Recognising the seriousness of the situation, Sir Keir Starmer’s Labour Party have set up housing to be, potentially, one of the biggest dividing lines at the next election with his promise to shake up the planning system. One of his big-ticket reforms is regarding how local authorities buy land for housing development. Under the current system, in place since the 1961 Land Compensation Act, authorities are not allowed to buy land intended for development at the price of that land if it remained under cultivation. When buying land, councils have to factor in the potential rise in the value of a plot of land instead if planning permission was to go ahead. According to the Center for Progressive Policy, an average hectare of agricultural land valued at £22,250 can rise on average to £6.2 million. This makes it extraordinarily expensive for councils to purchase land.



Labour’s planned new compulsory purchase orders will force landowners to sell their holdings on limited occasions at their current value instead, rather than at the price which includes the potential value of a parcel of land if it had received permission. In addition to also restoring the housing construction target of 300,000 new homes per year and forcing all councils to present five year housing strategies to central government, Labour also touched on, arguably, Britain’s biggest and most misunderstood sacred cow; the green belt.



The Green Belt is a highly emotive topic for many people, with most imagining it is something akin to Hampstead Heath. Indeed the original purpose of the first green belt laws passed in the 1930s were designed to provide accessible outdoor spaces for town and city dwellers to enjoy the countryside. Since then, 1,638,150 hectares of land has been designated as part of the green belt in which development is restricted. Looking at the map of York inset, the belt encases York as it seeks to limit urban sprawl and protect the character of rural communities. But most of this land is actually intensely farmed mono-culture agricultural land, closed off to the public given its private status and significant portions of the green belt across the country are places of scrubland and disused land.
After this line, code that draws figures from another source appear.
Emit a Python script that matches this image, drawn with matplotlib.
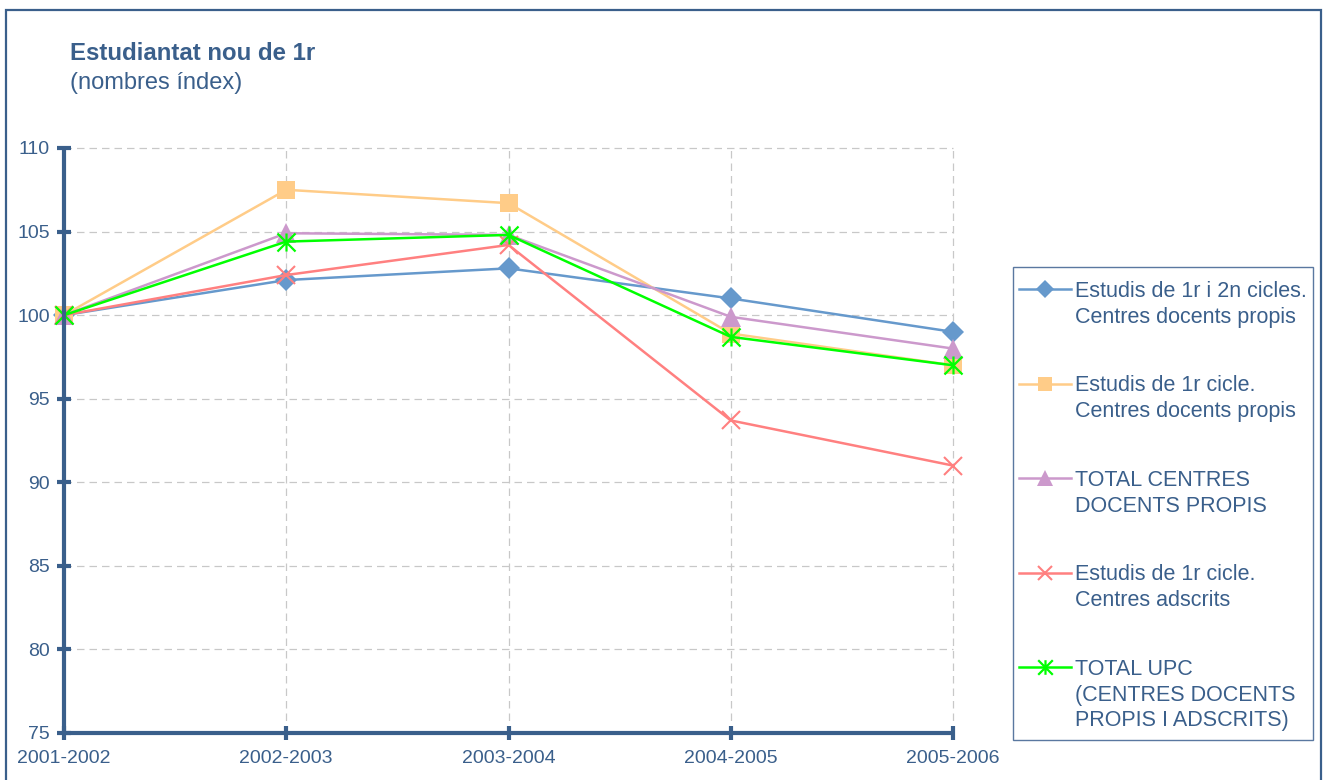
import matplotlib
matplotlib.use("Agg")
import matplotlib.pyplot as plt
from matplotlib.patches import Rectangle
from matplotlib.lines import Line2D
from matplotlib.path import Path

plt.rcParams['font.family'] = ['Liberation Sans', 'DejaVu Sans']

# ---- data ----
categories = ["2001-2002", "2002-2003", "2003-2004", "2004-2005", "2005-2006"]
s_12cicles_propis = [100, 102.1, 102.8, 101.0, 99.0]
s_1cicle_propis = [100, 107.5, 106.7, 98.9, 97.0]
s_total_propis = [100, 104.9, 104.8, 99.9, 98.0]
s_1cicle_adscrits = [100, 102.4, 104.2, 93.7, 91.0]
s_total_upc = [100, 104.4, 104.8, 98.7, 97.0]

labels = [
    ["Estudis de 1r i 2n cicles.", "Centres docents propis"],
    ["Estudis de 1r cicle.", "Centres docents propis"],
    ["TOTAL CENTRES", "DOCENTS PROPIS"],
    ["Estudis de 1r cicle.", "Centres adscrits"],
    ["TOTAL UPC", "(CENTRES DOCENTS", "PROPIS I ADSCRITS)"],
]
yticks = [75, 80, 85, 90, 95, 100, 105, 110]

# ---- styles ----
axcol = '#3A5F8B'
asterisk = Path([(0, -1), (0, 1), (-1, -1), (1, 1), (-1, 1), (1, -1)],
                [Path.MOVETO, Path.LINETO, Path.MOVETO, Path.LINETO, Path.MOVETO, Path.LINETO])
styles = [
    dict(color='#6699CC', marker='D', ms=11.5, mew=0, lms=9),
    dict(color='#FFCC88', marker='s', ms=13, mew=0, lms=10),
    dict(color='#CC99CC', marker='^', ms=14, mew=0, lms=11),
    dict(color='#FF8080', marker='x', ms=13, mew=1.5, lms=10.5),
    dict(color='#00FF00', marker=asterisk, ms=13, mew=1.6, lms=10.5),
]
series = [s_12cicles_propis, s_1cicle_propis, s_total_propis, s_1cicle_adscrits, s_total_upc]

W, H = 1324, 780
fx = lambda x: x / W
fy = lambda y: 1 - y / H

fig = plt.figure(figsize=(W / 100, H / 100), dpi=100)
ax = fig.add_axes([fx(64), fy(733), fx(953) - fx(64), fy(148) - fy(733)])

xs = list(range(len(categories)))
for s, st in zip(series, styles):
    ax.plot(xs, s, color=st['color'], lw=1.8, marker=st['marker'], ms=st['ms'],
            mew=st['mew'], mec=st['color'], mfc=st['color'], clip_on=False, zorder=3)

ax.set_xlim(0, 4)
ax.set_ylim(75, 110)
ax.set_xticks(xs, categories)
ax.set_yticks(yticks)
for sp in ['top', 'right']:
    ax.spines[sp].set_visible(False)
for sp in ['left', 'bottom']:
    ax.spines[sp].set_linewidth(3)
    ax.spines[sp].set_color(axcol)
    ax.spines[sp].set_capstyle('round')
    ax.spines[sp].set_zorder(4)
ax.tick_params(direction='inout', length=10, width=3, color=axcol,
               labelsize=14, labelcolor=axcol)
ax.tick_params(axis='x', pad=7)
ax.tick_params(axis='y', pad=5)
ax.grid(True, linestyle=(0, (6, 4)), color='#C8C8C8', linewidth=0.9)
ax.set_axisbelow(True)
for gl in ax.get_xgridlines() + ax.get_ygridlines():
    gl.set_clip_on(False)

# ---- titles ----
fig.text(fx(70), fy(60), "Estudiantat nou de 1r", fontsize=17.3, fontweight='bold',
         color=axcol, va='baseline', ha='left')
fig.text(fx(70), fy(89), "(nombres índex)", fontsize=17, color=axcol,
         va='baseline', ha='left')

# ---- outer border ----
fig.add_artist(Rectangle((fx(6), -0.05), fx(1321) - fx(6), fy(10) + 0.05,
                         transform=fig.transFigure, fill=False, ec=axcol, lw=1.6))

# ---- legend (manual) ----
fig.add_artist(Rectangle((fx(1013), fy(740)), fx(1313) - fx(1013), fy(267) - fy(740),
                         transform=fig.transFigure, fill=False, ec='#5A78A0', lw=1.0))
for i, (st, lab) in enumerate(zip(styles, labels)):
    yc = 289 + i * 94.5
    fig.add_artist(Line2D([fx(1019), fx(1045), fx(1071)], [fy(yc)] * 3,
                          transform=fig.transFigure, color=st['color'], lw=1.8,
                          marker=st['marker'], ms=st['lms'], mew=st['mew'],
                          mec=st['color'], mfc=st['color'], markevery=[1]))
    for j, line in enumerate(lab):
        fig.text(fx(1075), fy(yc + 7.7 + j * 25.8), line, fontsize=15.5, color=axcol,
                 va='baseline', ha='left')

fig.savefig("out.png", dpi=100)
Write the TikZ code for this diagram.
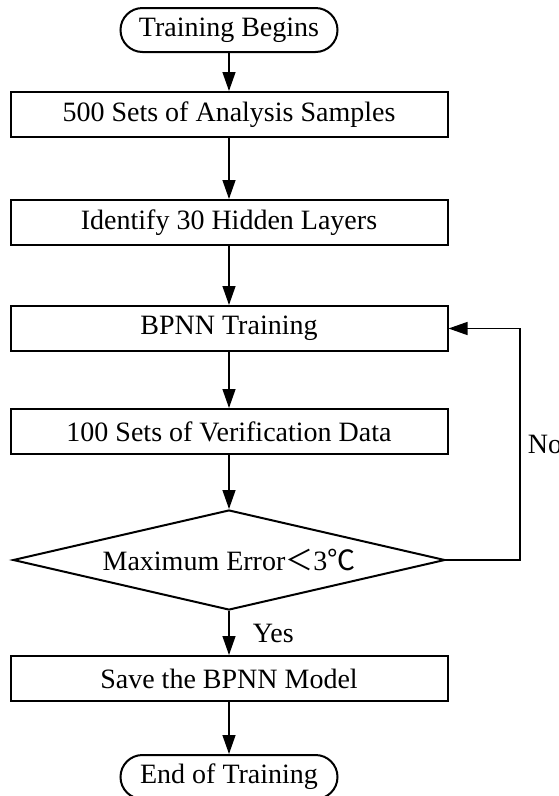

Despite being far from areas of outstanding natural beauty, a misleading environmental argument is frequently deployed by pressure groups such as The Campaign to Protect Rural England (CPRE). Labour’s policy of allowing greater development on the green belt will cause outrage to those who continue to believe that, in the words of the CPRE, this would amount to concreting over “pristine countryside.” But research commissioned by The Times has shown that developing just 1 percent of the green belt could deliver an extra 737,000 homes nationally.



In places like York, where the green belt wraps around the city, these changes could well incentivize the greater levels of house building that the city needs in order to make its housing market much more dynamic and affordable. From the Housing Review first mentioned in this article, there is a clear need to address the significant shortfall in housing in the local area. The cost of renting, especially for students, is eating further and further into people’s incomes and having a housing market able to respond at greater speed to changes in demand would help make the city become a more affordable place to live.